Required task:
Pictures in the entries below are excluded; copy only the lines from the one containing "Emit a Python" to the one containing "import matplotlib.pyplot as plt", both included.

Information supplied:
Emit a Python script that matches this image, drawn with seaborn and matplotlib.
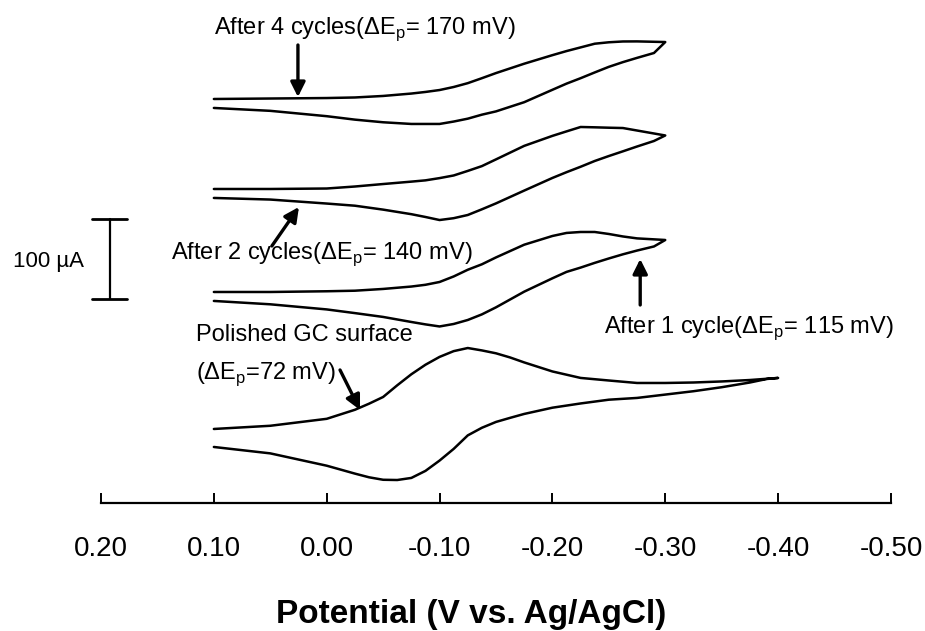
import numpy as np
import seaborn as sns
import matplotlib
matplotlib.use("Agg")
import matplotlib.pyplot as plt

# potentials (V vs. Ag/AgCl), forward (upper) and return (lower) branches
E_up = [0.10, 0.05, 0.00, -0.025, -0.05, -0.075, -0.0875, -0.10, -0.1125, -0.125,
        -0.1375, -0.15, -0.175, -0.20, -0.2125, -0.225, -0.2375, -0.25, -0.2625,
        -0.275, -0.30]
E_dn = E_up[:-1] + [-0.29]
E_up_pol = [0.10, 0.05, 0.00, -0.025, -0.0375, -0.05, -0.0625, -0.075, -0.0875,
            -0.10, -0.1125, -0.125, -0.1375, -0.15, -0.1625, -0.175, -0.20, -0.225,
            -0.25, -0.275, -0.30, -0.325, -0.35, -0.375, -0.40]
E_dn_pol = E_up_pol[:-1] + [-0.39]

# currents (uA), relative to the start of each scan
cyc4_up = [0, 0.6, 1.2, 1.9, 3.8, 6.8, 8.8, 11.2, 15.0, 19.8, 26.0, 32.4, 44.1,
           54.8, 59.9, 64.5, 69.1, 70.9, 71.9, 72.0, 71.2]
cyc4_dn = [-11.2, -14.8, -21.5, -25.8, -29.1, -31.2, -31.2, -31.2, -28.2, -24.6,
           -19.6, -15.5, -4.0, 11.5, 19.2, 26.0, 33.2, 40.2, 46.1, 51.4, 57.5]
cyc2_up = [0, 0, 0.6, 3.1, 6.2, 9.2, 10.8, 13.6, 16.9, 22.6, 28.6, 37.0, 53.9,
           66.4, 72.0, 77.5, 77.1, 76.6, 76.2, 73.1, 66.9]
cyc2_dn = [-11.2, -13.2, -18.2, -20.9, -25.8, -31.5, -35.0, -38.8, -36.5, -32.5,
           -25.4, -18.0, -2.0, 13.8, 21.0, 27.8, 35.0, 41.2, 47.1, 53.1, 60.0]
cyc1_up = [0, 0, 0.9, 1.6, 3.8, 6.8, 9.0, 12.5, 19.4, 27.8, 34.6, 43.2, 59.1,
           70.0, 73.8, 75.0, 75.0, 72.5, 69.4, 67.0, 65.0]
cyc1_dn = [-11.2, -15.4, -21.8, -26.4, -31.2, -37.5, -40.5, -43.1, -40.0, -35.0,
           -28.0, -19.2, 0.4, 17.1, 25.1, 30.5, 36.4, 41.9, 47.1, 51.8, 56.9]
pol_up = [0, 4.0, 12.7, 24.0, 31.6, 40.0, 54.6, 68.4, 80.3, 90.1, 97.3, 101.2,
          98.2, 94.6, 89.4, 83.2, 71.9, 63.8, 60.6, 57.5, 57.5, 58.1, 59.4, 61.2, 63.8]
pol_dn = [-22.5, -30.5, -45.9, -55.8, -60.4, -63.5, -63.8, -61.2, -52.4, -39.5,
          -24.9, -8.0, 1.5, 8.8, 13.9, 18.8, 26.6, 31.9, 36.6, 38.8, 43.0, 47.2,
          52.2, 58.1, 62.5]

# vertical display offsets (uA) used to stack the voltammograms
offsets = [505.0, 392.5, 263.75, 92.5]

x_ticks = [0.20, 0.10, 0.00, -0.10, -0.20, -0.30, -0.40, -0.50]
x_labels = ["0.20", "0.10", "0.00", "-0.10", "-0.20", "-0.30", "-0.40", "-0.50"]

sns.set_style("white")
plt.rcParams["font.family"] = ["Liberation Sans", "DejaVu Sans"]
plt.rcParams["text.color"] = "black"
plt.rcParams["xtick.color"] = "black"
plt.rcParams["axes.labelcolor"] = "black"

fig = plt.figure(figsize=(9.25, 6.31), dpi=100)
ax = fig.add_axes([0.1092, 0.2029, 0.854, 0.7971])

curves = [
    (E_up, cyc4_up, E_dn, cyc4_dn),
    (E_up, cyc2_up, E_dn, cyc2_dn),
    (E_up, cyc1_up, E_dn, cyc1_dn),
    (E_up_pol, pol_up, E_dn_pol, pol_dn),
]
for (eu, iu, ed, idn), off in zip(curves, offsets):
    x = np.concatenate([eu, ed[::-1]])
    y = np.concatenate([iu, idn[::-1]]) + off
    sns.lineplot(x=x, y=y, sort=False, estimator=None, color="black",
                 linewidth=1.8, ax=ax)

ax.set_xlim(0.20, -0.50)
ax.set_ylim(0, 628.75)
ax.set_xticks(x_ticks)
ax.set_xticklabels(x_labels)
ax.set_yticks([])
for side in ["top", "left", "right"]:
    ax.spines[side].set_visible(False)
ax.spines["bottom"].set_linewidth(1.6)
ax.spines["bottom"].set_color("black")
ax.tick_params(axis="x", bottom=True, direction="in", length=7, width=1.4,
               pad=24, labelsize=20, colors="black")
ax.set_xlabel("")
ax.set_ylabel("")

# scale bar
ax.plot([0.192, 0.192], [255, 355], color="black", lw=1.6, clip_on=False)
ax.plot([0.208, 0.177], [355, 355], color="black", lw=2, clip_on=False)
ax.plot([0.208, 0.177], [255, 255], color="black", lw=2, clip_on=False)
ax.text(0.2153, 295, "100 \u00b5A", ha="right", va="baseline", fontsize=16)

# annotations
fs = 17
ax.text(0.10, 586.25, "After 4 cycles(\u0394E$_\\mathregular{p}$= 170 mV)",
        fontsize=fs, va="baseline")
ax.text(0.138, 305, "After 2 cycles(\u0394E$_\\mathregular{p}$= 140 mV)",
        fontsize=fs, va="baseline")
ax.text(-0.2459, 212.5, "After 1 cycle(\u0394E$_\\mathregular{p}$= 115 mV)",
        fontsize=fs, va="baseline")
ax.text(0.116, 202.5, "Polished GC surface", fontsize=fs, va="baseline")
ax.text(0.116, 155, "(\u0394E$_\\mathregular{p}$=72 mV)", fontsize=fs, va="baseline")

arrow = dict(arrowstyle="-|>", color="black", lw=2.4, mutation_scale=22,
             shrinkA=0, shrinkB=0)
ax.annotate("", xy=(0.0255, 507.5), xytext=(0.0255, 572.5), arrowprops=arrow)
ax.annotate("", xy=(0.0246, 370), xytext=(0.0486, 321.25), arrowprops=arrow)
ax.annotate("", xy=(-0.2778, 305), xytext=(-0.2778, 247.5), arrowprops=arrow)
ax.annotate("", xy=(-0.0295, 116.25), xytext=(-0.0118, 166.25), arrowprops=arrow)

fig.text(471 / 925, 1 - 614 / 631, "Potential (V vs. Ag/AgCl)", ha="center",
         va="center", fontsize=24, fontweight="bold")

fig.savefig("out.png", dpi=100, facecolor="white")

--

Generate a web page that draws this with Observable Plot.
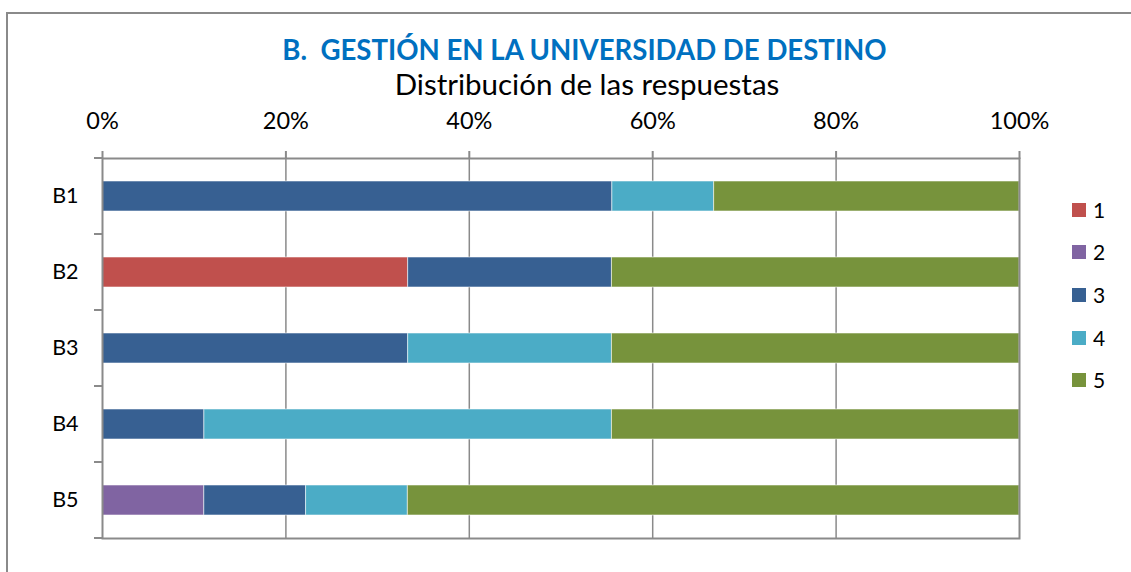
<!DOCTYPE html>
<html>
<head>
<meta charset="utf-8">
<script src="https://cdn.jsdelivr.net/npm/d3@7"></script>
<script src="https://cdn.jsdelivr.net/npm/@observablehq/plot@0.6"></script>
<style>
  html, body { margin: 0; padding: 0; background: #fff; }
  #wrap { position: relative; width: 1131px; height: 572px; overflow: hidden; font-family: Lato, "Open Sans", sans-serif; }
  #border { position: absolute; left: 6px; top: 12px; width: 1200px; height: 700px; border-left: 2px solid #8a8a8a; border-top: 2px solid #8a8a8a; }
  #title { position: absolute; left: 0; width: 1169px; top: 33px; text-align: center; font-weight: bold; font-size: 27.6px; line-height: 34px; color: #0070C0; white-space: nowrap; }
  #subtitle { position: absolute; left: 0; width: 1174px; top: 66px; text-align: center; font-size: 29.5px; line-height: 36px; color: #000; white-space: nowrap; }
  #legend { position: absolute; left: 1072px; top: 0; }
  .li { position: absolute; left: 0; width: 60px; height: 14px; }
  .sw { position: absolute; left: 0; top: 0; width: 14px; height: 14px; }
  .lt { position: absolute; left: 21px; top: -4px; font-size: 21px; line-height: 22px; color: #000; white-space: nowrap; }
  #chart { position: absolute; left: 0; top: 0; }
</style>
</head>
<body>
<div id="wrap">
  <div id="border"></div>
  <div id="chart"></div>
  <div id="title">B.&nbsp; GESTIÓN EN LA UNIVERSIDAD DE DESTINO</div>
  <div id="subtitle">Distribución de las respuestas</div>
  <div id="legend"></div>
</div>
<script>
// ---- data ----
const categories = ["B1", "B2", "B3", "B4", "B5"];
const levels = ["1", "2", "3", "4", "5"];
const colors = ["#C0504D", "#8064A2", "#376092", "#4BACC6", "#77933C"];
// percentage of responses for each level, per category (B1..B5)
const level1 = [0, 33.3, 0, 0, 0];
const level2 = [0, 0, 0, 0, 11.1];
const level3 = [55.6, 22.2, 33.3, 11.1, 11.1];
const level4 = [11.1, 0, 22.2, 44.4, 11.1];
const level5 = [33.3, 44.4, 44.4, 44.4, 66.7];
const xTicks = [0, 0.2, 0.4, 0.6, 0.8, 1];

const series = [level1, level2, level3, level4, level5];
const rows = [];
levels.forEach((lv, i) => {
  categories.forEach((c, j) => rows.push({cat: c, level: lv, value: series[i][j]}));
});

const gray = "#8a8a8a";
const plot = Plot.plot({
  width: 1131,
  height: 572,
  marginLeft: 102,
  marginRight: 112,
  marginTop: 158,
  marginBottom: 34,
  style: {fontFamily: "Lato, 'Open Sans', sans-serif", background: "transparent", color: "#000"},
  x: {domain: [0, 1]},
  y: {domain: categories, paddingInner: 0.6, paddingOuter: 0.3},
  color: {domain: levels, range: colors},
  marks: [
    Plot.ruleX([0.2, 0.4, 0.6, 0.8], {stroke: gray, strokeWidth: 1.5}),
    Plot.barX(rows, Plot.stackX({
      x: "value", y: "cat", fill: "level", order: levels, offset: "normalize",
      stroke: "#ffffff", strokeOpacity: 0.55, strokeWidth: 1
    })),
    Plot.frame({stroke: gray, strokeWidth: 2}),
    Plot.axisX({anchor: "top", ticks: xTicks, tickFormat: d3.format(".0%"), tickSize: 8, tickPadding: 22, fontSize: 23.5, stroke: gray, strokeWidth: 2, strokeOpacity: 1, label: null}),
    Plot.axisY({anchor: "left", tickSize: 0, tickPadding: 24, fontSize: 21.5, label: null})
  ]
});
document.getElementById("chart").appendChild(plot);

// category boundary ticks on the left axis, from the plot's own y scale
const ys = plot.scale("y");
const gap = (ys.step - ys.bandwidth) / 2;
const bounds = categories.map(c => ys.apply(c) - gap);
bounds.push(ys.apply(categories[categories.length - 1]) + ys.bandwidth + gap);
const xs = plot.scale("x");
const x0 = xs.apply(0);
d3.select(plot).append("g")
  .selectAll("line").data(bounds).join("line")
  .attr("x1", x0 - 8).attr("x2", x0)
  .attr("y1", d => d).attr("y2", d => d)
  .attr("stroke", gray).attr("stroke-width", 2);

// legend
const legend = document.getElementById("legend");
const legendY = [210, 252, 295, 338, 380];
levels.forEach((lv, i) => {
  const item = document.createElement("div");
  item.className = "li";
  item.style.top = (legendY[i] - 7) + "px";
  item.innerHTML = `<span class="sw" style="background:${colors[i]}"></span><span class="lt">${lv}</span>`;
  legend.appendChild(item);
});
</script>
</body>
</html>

Complete answer:
Emit a Python script that matches this image, drawn with seaborn and matplotlib.
import numpy as np
import seaborn as sns
import matplotlib
matplotlib.use("Agg")
import matplotlib.pyplot as plt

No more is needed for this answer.